Going back to the plane maneuver pictures mentioned above, a quick Google search shows me that Standard Oil Company of Indiana merged with American Oil in 1925. They changed to the Amoco name in 1985, and in the 90s, Amoco merged with BP. Even if one could find the correct person in BP’s labyrinth to contact for permission, I think they probably would not answer.
The WIPO document addresses the scenarios of copyright owners who can’t be found and those who can be found but don’t respond:
Works should never be used without permission (right owner authorization, legal permission) in one form or another. In some cases when the excerpt is very small or very old (in other words, it is not sure whether or not it is still in copyright), or if it was not possible to track down the rights owner, publishers proceed with publication. In these unfortunate cases if several failed attempts have been made to trace the rights owner, evidence thereof is often collected (copies of letters, envelopes returned with messages such as ‘gone away’ or ‘not known’, a brief log of e-mails or phone calls that did not reach their destination, with a view to improving the legal standing of the publisher. These cases are different from those where the identity and location of the author are known and established, but he just chooses not to respond to the repeated requests. A court would regard this second example as tantamount to a refusal.
What About Fair Use?
While I am not a lawyer, it’s tempting to make an argument for including all of the pictures in the book in the PDF to accompany the audiobook. In the extremely unlikely event a copyright owner challenged your usage of a picture, you could either remove the picture from the PDF or cite the fair usage standard of copyright.
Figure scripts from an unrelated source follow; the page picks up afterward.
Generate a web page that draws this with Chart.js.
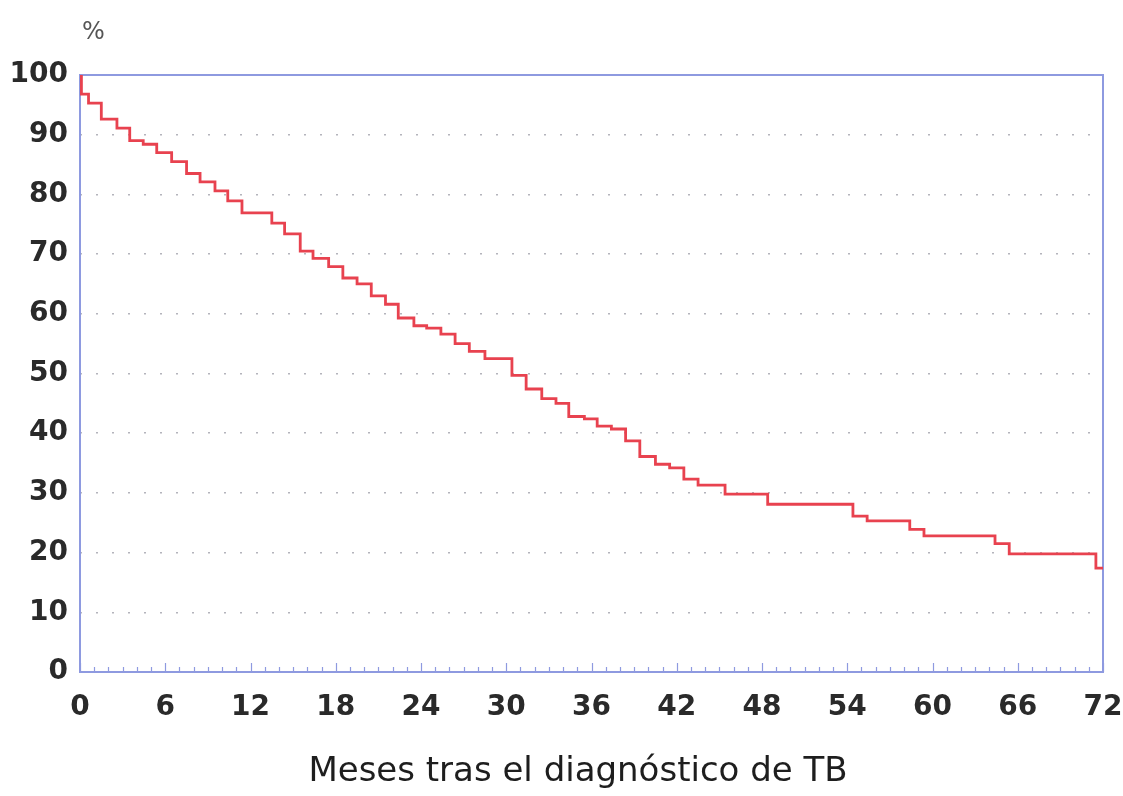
<!DOCTYPE html>
<html>
<head>
<meta charset="utf-8">
<script src="https://cdn.jsdelivr.net/npm/chart.js@4"></script>
<style>
  body { margin: 0; background: #fff; }
  #wrap { width: 1123px; height: 796px; position: relative; }
</style>
</head>
<body>
<div id="wrap"><canvas id="km-chart"></canvas></div>
<script>
// Kaplan-Meier survival after TB diagnosis (months, %)
var months = [0, 0.1, 0.6, 1.5, 2.6, 3.5, 4.45, 5.4, 6.45, 7.5, 8.45, 9.5, 10.4, 11.4, 13.5, 14.4,
              15.5, 16.4, 17.5, 18.5, 19.5, 20.5, 21.5, 22.4, 23.5, 24.4, 25.4, 26.4, 27.4, 28.5,
              30.4, 31.4, 32.5, 33.5, 34.4, 35.5, 36.4, 37.4, 38.4, 39.4, 40.5, 41.5, 42.5, 43.5,
              45.4, 48.4, 54.4, 55.4, 58.4, 59.4, 64.4, 65.4, 71.5, 72];
var survival = [100, 96.8, 95.3, 92.6, 91.1, 89.0, 88.4, 87.0, 85.5, 83.5, 82.1, 80.6, 78.9, 76.9, 75.2, 73.4,
                70.5, 69.3, 67.9, 66.0, 65.0, 63.0, 61.6, 59.3, 58.0, 57.6, 56.6, 55.0, 53.7, 52.5,
                49.7, 47.4, 45.8, 45.0, 42.8, 42.4, 41.2, 40.7, 38.7, 36.1, 34.8, 34.2, 32.3, 31.3,
                29.8, 28.1, 26.1, 25.3, 23.9, 22.8, 21.5, 19.8, 17.4, 17.4];
var xTicks = [0, 6, 12, 18, 24, 30, 36, 42, 48, 54, 60, 66, 72];
var yTicks = [0, 10, 20, 30, 40, 50, 60, 70, 80, 90, 100];

var frameColor = '#8e9ae0';
var fontFamily = '"DejaVu Sans", "Liberation Sans", Arial, sans-serif';

var points = [];
for (var i = 0; i < months.length; i++) {
    points.push({ x: months[i], y: survival[i] });
}

// box around the plot plus the small month ticks on the bottom axis
var framePlugin = {
    id: 'frame',
    beforeDatasetsDraw: function(chart) {
        var ctx = chart.ctx, a = chart.chartArea, xs = chart.scales.x;
        ctx.save();
        ctx.strokeStyle = frameColor;
        ctx.lineWidth = 2;
        ctx.strokeRect(a.left, a.top, a.right - a.left, a.bottom - a.top);
        ctx.lineWidth = 1.2;
        for (var m = 0; m <= 72; m++) {
            var px = Math.round(xs.getPixelForValue(m)) + 0.5;
            ctx.beginPath();
            ctx.moveTo(px, a.bottom);
            ctx.lineTo(px, a.bottom - (m % 6 === 0 ? 9 : 5));
            ctx.stroke();
        }
        ctx.restore();
    },
    afterDraw: function(chart) {
        var ctx = chart.ctx, a = chart.chartArea;
        ctx.save();
        ctx.fillStyle = '#555';
        ctx.font = '24px ' + fontFamily;
        ctx.textAlign = 'left';
        ctx.textBaseline = 'middle';
        ctx.fillText('%', a.left + 2, 33);
        // axis title, centred a little left of the plot centre
        ctx.fillStyle = '#1e1e1e';
        ctx.font = '34px ' + fontFamily;
        ctx.textAlign = 'center';
        ctx.fillText('Meses tras el diagnóstico de TB', 578, 772);
        ctx.restore();
    }
};

var chart = new Chart(document.getElementById('km-chart').getContext('2d'), {
    type: 'line',
    data: {
        datasets: [{
            data: points,
            stepped: 'before',
            borderColor: '#e8424f',
            borderWidth: 2.8,
            pointRadius: 0,
            fill: false
        }]
    },
    options: {
        responsive: true,
        maintainAspectRatio: false,
        animation: false,
        layout: { padding: { top: 75, right: 20, left: 0, bottom: 0 } },
        plugins: { legend: { display: false }, tooltip: { enabled: false } },
        scales: {
            x: {
                type: 'linear',
                min: 0,
                max: 72,
                afterFit: function(scale) {
                    scale.height = 124;
                    scale.paddingLeft = 0;
                    scale.paddingRight = 0;
                },
                afterBuildTicks: function(scale) {
                    scale.ticks = xTicks.map(function(v) { return { value: v }; });
                },
                grid: { display: false, drawTicks: false },
                border: { display: false },
                ticks: {
                    padding: 19,
                    maxRotation: 0,
                    color: '#2a2a2a',
                    font: { family: fontFamily, size: 28, weight: 'bold' }
                }
            },
            y: {
                min: 0,
                max: 100,
                afterFit: function(scale) { scale.width = 80; },
                afterBuildTicks: function(scale) {
                    scale.ticks = yTicks.map(function(v) { return { value: v }; });
                },
                grid: {
                    drawTicks: false,
                    lineWidth: 1.5,
                    color: function(c) {
                        var v = c.tick ? c.tick.value : 0;
                        return (v === 0 || v === 100) ? 'rgba(0,0,0,0)' : '#b4b4bc';
                    }
                },
                border: { display: false, dash: [2, 14] },
                ticks: {
                    padding: 12,
                    color: '#2a2a2a',
                    font: { family: fontFamily, size: 28, weight: 'bold' }
                }
            }
        }
    },
    plugins: [framePlugin]
});
</script>
</body>
</html>
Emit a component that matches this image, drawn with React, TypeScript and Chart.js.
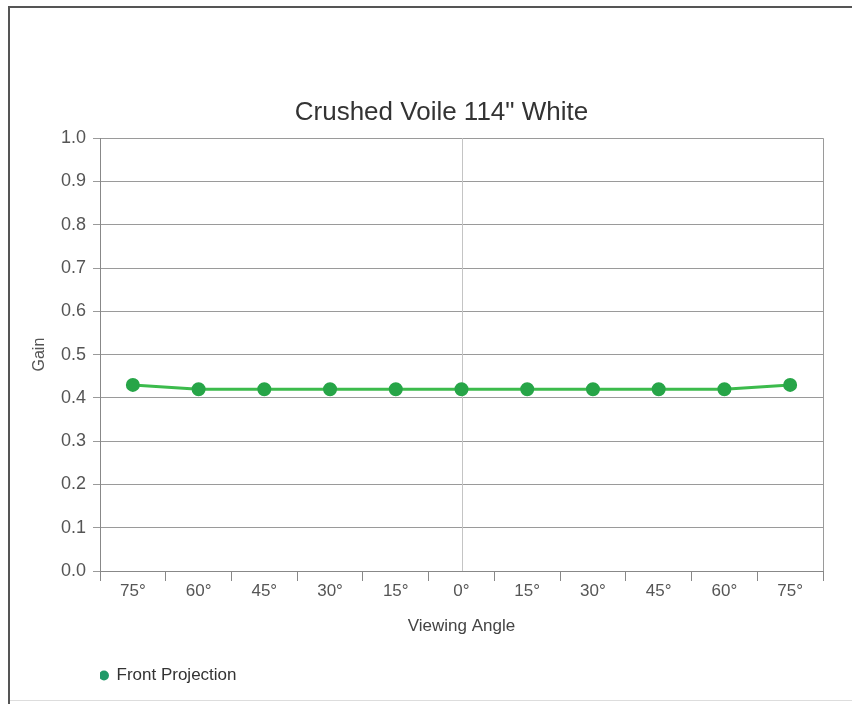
import React, { useEffect, useRef } from "react";
import { Chart, registerables } from "chart.js";

Chart.register(...registerables);

const categories = ["75°", "60°", "45°", "30°", "15°", "0°", "15°", "30°", "45°", "60°", "75°"];
const frontProjection = [0.43, 0.42, 0.42, 0.42, 0.42, 0.42, 0.42, 0.42, 0.42, 0.42, 0.43];
const seriesName = "Front Projection";
const chartTitle = "Crushed Voile 114\" White";
const yTitle = "Gain";
const xTitle = "Viewing Angle";
const centerCategoryIndex = 5;

const FONT = "'Liberation Sans', Arial, sans-serif";

const framePlugin = {
  id: "framePlugin",
  beforeDatasetsDraw(chart: any) {
    const { ctx, chartArea, scales } = chart;
    const x = Math.round(scales.x.getPixelForValue(centerCategoryIndex)) + 0.5;
    ctx.save();
    ctx.strokeStyle = "#c4c4c4";
    ctx.lineWidth = 1;
    ctx.beginPath();
    ctx.moveTo(x, chartArea.top);
    ctx.lineTo(x, chartArea.bottom);
    ctx.stroke();
    const r = Math.round(chartArea.right) + 0.5;
    ctx.strokeStyle = "#9a9a9a";
    ctx.beginPath();
    ctx.moveTo(r, chartArea.top);
    ctx.lineTo(r, chartArea.bottom);
    ctx.stroke();
    ctx.restore();
  },
};

export default function App() {
  const ref = useRef<HTMLCanvasElement | null>(null);

  useEffect(() => {
    if (!ref.current) return;
    const chart = new Chart(ref.current, {
      type: "line",
      data: {
        labels: categories,
        datasets: [
          {
            label: seriesName,
            data: frontProjection,
            borderColor: "#3cbb4c",
            backgroundColor: "#1f9a68",
            pointBackgroundColor: "#27a548",
            pointBorderColor: "#27a548",
            borderWidth: 3,
            pointRadius: 5.5,
            pointHoverRadius: 5.5,
            tension: 0,
          },
        ],
      },
      options: {
        responsive: false,
        animation: false,
        events: [],
        layout: { padding: { left: 60, right: 29, top: 0, bottom: 10 } },
        plugins: {
          title: {
            display: true,
            text: chartTitle,
            color: "#333",
            font: { family: FONT, size: 26, weight: "normal" },
            padding: { top: 97, bottom: 10 },
          },
          legend: {
            position: "bottom",
            align: "start",
            fullSize: false,
            labels: {
              usePointStyle: true,
              pointStyle: "circle",
              boxWidth: 8,
              boxHeight: 7,
              padding: 0,
              color: "#333",
              font: { family: FONT, size: 17 },
              generateLabels: () => [
                {
                  text: seriesName,
                  fillStyle: "#1f9a68",
                  strokeStyle: "#1f9a68",
                  lineWidth: 0,
                  pointStyle: "circle",
                  datasetIndex: 0,
                  fontColor: "#333",
                },
              ],
            },
          },
          tooltip: { enabled: false },
        },
        scales: {
          x: {
            offset: true,
            afterFit: (s: any) => {
              s.height = 96;
            },
            grid: {
              display: true,
              drawOnChartArea: false,
              offset: true,
              tickLength: 10,
              color: "#888",
            },
            border: { display: true, color: "#888", width: 1 },
            ticks: {
              color: "#555",
              font: { family: FONT, size: 17 },
              padding: 0,
              maxRotation: 0,
              autoSkip: false,
            },
            title: {
              display: true,
              text: xTitle,
              color: "#444",
              font: { family: FONT, size: 17 },
              padding: { top: 0, bottom: 30 },
            },
          },
          y: {
            min: 0,
            max: 1,
            afterFit: (s: any) => {
              s.width = 40;
            },
            ticks: {
              stepSize: 0.1,
              color: "#555",
              font: { family: FONT, size: 18 },
              padding: 7,
              callback: (v: any) => Number(v).toFixed(1),
            },
            grid: {
              color: "#9a9a9a",
              lineWidth: 1,
              tickLength: 7,
            },
            border: { display: true, color: "#888", width: 1 },
            title: {
              display: true,
              text: yTitle,
              color: "#555",
              font: { family: FONT, size: 16 },
              padding: { top: -30, bottom: 0 },
            },
          },
        },
      },
      plugins: [framePlugin],
    });
    return () => chart.destroy();
  }, []);

  return (
    <div style={{ position: "absolute", left: 0, top: 0, width: 852, height: 704, background: "#fff" }}>
      <canvas ref={ref} width={852} height={704} style={{ position: "absolute", left: 0, top: 0 }} />
      <div style={{ position: "absolute", left: 9, top: 6, width: 843, height: 2, background: "#555" }} />
      <div style={{ position: "absolute", left: 8, top: 6, width: 2, height: 698, background: "#555" }} />
      <div style={{ position: "absolute", left: 10, top: 700, width: 842, height: 1, background: "#ddd" }} />
    </div>
  );
}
Fair Use rests on 4 subjective tests, which are, as quoted from the Stanford article linked above:
- the purpose and character of your use
- the nature of the copyrighted work
- the amount and substantiality of the portion taken
- the effect of the use upon the potential market or future value of the copyrighted work
The Stanford article also states:
Because the dissemination of facts or information benefits the public, you have more leeway to copy from factual works.
The WIPO document linked in the previous section advises us:
It must be borne in mind too, that there is no fair dealing precedent for illustration or web content – the ruling generally applies only to text. One of the reasons for this is that by reproducing a photograph or a picture, a whole work, not a part of it, is being reproduced.
How to Proceed
In this particular case, I’d create a supplemental PDF using all of the author’s pictures from the book, assuming the scanned images are suitable to reprint. I’d substitute images that are known to be public domain for any pictures potentially still under copyright.
As an example, an image of the Pan Am Clipper Ship is marked “Courtesy of Pan Am Airlines”, so it would have been the company’s copyrighted picture at the time the book was published. You could download and use the large JPG of this image from the Library of Congress in its place. The LoC is a great place to find public domain images.
This guide explains how to create the PDF. Your distributor(s) should have instructions for attaching the PDF with your recordings. For example, you would follow guidance on this page in the ACX help section or this page in the Findaway Voices support area.